- [Problem]
Will you write out the data exactly, excluding every picture?

--- START OF Supplied material ---

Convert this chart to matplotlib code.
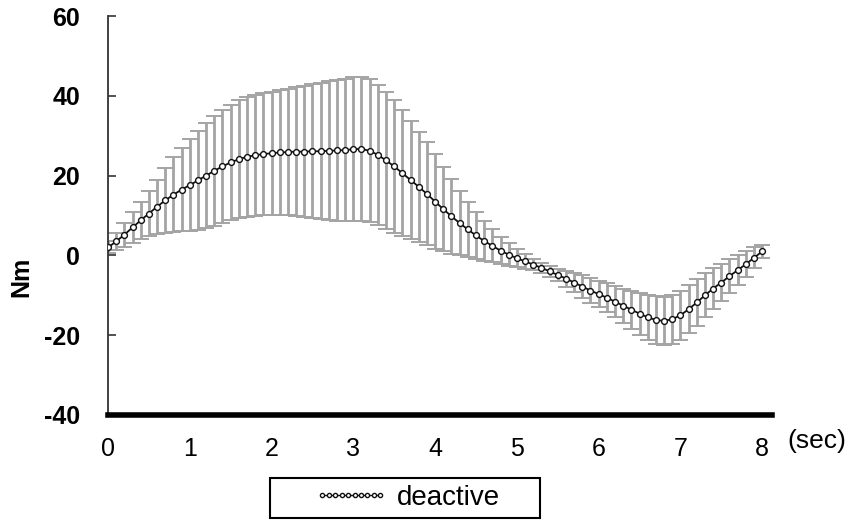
import matplotlib
matplotlib.use("Agg")
import matplotlib.pyplot as plt
from matplotlib.patches import Rectangle

plt.rcParams['font.family'] = ['Liberation Sans', 'DejaVu Sans']

# time axis (sec), 0.1 s steps
time_s = [round(i * 0.1, 1) for i in range(81)]

mean_nm = [
    2.0, 3.5, 5.2, 7.0, 8.8, 10.5, 12.2, 13.8, 15.2, 16.5,
    17.6, 18.8, 20.0, 21.2, 22.3, 23.3, 24.1, 24.7, 25.1, 25.4,
    25.6, 25.8, 25.9, 26.0, 26.0, 26.1, 26.1, 26.2, 26.3, 26.4,
    26.6, 26.7, 26.2, 25.2, 23.8, 22.3, 20.6, 18.9, 17.2, 15.4,
    13.5, 11.6, 9.8, 8.1, 6.5, 5.0, 3.6, 2.4, 1.2, 0.2,
    -0.7, -1.5, -2.3, -3.1, -4.0, -4.9, -5.8, -6.8, -7.8, -8.8,
    -9.7, -10.6, -11.6, -12.6, -13.6, -14.6, -15.5, -16.2, -16.4, -16.0,
    -15.0, -13.5, -11.8, -10.0, -8.3, -6.8, -5.2, -3.7, -2.2, -0.6,
    1.0,
]

sd_nm = [
    1.5, 2.2, 3.0, 3.8, 4.7, 5.6, 6.8, 8.2, 9.4, 10.5,
    11.5, 12.4, 13.2, 13.8, 14.2, 14.5, 14.8, 15.0, 15.2, 15.3,
    15.4, 15.6, 15.9, 16.2, 16.5, 16.8, 17.1, 17.4, 17.7, 17.9,
    18.0, 18.0, 17.9, 17.6, 17.2, 16.6, 15.8, 14.8, 13.8, 12.9,
    11.8, 10.6, 9.4, 8.0, 6.8, 5.8, 4.9, 4.1, 3.4, 2.8,
    2.2, 1.8, 1.4, 1.2, 1.3, 1.6, 2.0, 2.4, 2.8, 3.1,
    3.3, 3.6, 3.9, 4.3, 4.8, 5.3, 5.7, 5.9, 6.0, 6.1,
    6.1, 6.0, 5.8, 5.5, 5.1, 4.7, 4.3, 3.8, 3.2, 2.6,
    1.6,
]

x_ticks = [0, 1, 2, 3, 4, 5, 6, 7, 8]
y_ticks = [-40, -20, 0, 20, 40, 60]
series_label = "deactive"

W, H = 851, 520
fig = plt.figure(figsize=(W / 100, H / 100), dpi=100)
ax = fig.add_axes([108 / W, 1 - 415 / H, (772 - 108) / W, (415 - 16) / H])

ax.errorbar(time_s, mean_nm, yerr=sd_nm, fmt='none', ecolor='#a4a4a4',
            elinewidth=2.0, capsize=6, capthick=1.4, zorder=2)
ax.plot(time_s, mean_nm, color='#111111', lw=1.3, marker='o', markersize=4.2,
        markerfacecolor='white', markeredgecolor='#111111', markeredgewidth=1.0,
        label=series_label, zorder=3)

ax.set_xlim(0, 8.12)
ax.set_ylim(-40, 60)
ax.set_xticks(x_ticks)
ax.set_yticks(y_ticks)
ax.set_yticklabels([f"{v}" for v in y_ticks])

for s in ['top', 'right']:
    ax.spines[s].set_visible(False)
ax.spines['left'].set_linewidth(1.3)
ax.spines['left'].set_color('#333333')
ax.spines['bottom'].set_linewidth(4)
ax.spines['bottom'].set_color('black')

ax.tick_params(axis='y', direction='in', length=6, width=1.2, color='#333333',
               labelsize=18, pad=20)
ax.tick_params(axis='x', length=0, labelsize=18, pad=16)
for t in ax.get_yticklabels():
    t.set_fontweight('bold')

ax.set_ylabel("Nm", fontsize=18, fontweight='bold')
ax.yaxis.set_label_coords(-0.113, 0.346)

fig.text(817 / W, 1 - 441 / H, "(sec)", fontsize=19, ha='center', va='center')

# legend box
fig.patches.append(Rectangle((270 / W, 1 - 518 / H), (540 - 270) / W, 40 / H,
                             transform=fig.transFigure, fill=False,
                             edgecolor='black', linewidth=1.5))
leg = fig.legend(loc='center', bbox_to_anchor=(407 / W, 1 - 498 / H),
                 fontsize=20, numpoints=10, handlelength=2.7, handletextpad=0.3,
                 frameon=False, borderpad=0.25, borderaxespad=0)
for h in leg.legend_handles:
    h.set_markersize(3)
    h.set_linewidth(1.0)

fig.savefig("out.png", dpi=100)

--- END OF Supplied material ---

- [Finished exercise]
Convert this chart to matplotlib code.
import matplotlib
matplotlib.use("Agg")
import matplotlib.pyplot as plt
from matplotlib.patches import Rectangle

plt.rcParams['font.family'] = ['Liberation Sans', 'DejaVu Sans']

# time axis (sec), 0.1 s steps
time_s = [round(i * 0.1, 1) for i in range(81)]

mean_nm = [
    2.0, 3.5, 5.2, 7.0, 8.8, 10.5, 12.2, 13.8, 15.2, 16.5,
    17.6, 18.8, 20.0, 21.2, 22.3, 23.3, 24.1, 24.7, 25.1, 25.4,
    25.6, 25.8, 25.9, 26.0, 26.0, 26.1, 26.1, 26.2, 26.3, 26.4,
    26.6, 26.7, 26.2, 25.2, 23.8, 22.3, 20.6, 18.9, 17.2, 15.4,
    13.5, 11.6, 9.8, 8.1, 6.5, 5.0, 3.6, 2.4, 1.2, 0.2,
    -0.7, -1.5, -2.3, -3.1, -4.0, -4.9, -5.8, -6.8, -7.8, -8.8,
    -9.7, -10.6, -11.6, -12.6, -13.6, -14.6, -15.5, -16.2, -16.4, -16.0,
    -15.0, -13.5, -11.8, -10.0, -8.3, -6.8, -5.2, -3.7, -2.2, -0.6,
    1.0,
]

sd_nm = [
    1.5, 2.2, 3.0, 3.8, 4.7, 5.6, 6.8, 8.2, 9.4, 10.5,
    11.5, 12.4, 13.2, 13.8, 14.2, 14.5, 14.8, 15.0, 15.2, 15.3,
    15.4, 15.6, 15.9, 16.2, 16.5, 16.8, 17.1, 17.4, 17.7, 17.9,
    18.0, 18.0, 17.9, 17.6, 17.2, 16.6, 15.8, 14.8, 13.8, 12.9,
    11.8, 10.6, 9.4, 8.0, 6.8, 5.8, 4.9, 4.1, 3.4, 2.8,
    2.2, 1.8, 1.4, 1.2, 1.3, 1.6, 2.0, 2.4, 2.8, 3.1,
    3.3, 3.6, 3.9, 4.3, 4.8, 5.3, 5.7, 5.9, 6.0, 6.1,
    6.1, 6.0, 5.8, 5.5, 5.1, 4.7, 4.3, 3.8, 3.2, 2.6,
    1.6,
]

x_ticks = [0, 1, 2, 3, 4, 5, 6, 7, 8]
y_ticks = [-40, -20, 0, 20, 40, 60]
series_label = "deactive"

W, H = 851, 520
fig = plt.figure(figsize=(W / 100, H / 100), dpi=100)
ax = fig.add_axes([108 / W, 1 - 415 / H, (772 - 108) / W, (415 - 16) / H])

ax.errorbar(time_s, mean_nm, yerr=sd_nm, fmt='none', ecolor='#a4a4a4',
            elinewidth=2.0, capsize=6, capthick=1.4, zorder=2)
ax.plot(time_s, mean_nm, color='#111111', lw=1.3, marker='o', markersize=4.2,
        markerfacecolor='white', markeredgecolor='#111111', markeredgewidth=1.0,
        label=series_label, zorder=3)

ax.set_xlim(0, 8.12)
ax.set_ylim(-40, 60)
ax.set_xticks(x_ticks)
ax.set_yticks(y_ticks)
ax.set_yticklabels([f"{v}" for v in y_ticks])

for s in ['top', 'right']:
    ax.spines[s].set_visible(False)
ax.spines['left'].set_linewidth(1.3)
ax.spines['left'].set_color('#333333')
ax.spines['bottom'].set_linewidth(4)
ax.spines['bottom'].set_color('black')

ax.tick_params(axis='y', direction='in', length=6, width=1.2, color='#333333',
               labelsize=18, pad=20)
ax.tick_params(axis='x', length=0, labelsize=18, pad=16)
for t in ax.get_yticklabels():
    t.set_fontweight('bold')

ax.set_ylabel("Nm", fontsize=18, fontweight='bold')
ax.yaxis.set_label_coords(-0.113, 0.346)

fig.text(817 / W, 1 - 441 / H, "(sec)", fontsize=19, ha='center', va='center')

# legend box
fig.patches.append(Rectangle((270 / W, 1 - 518 / H), (540 - 270) / W, 40 / H,
                             transform=fig.transFigure, fill=False,
                             edgecolor='black', linewidth=1.5))
leg = fig.legend(loc='center', bbox_to_anchor=(407 / W, 1 - 498 / H),
                 fontsize=20, numpoints=10, handlelength=2.7, handletextpad=0.3,
                 frameon=False, borderpad=0.25, borderaxespad=0)
for h in leg.legend_handles:
    h.set_markersize(3)
    h.set_linewidth(1.0)

fig.savefig("out.png", dpi=100)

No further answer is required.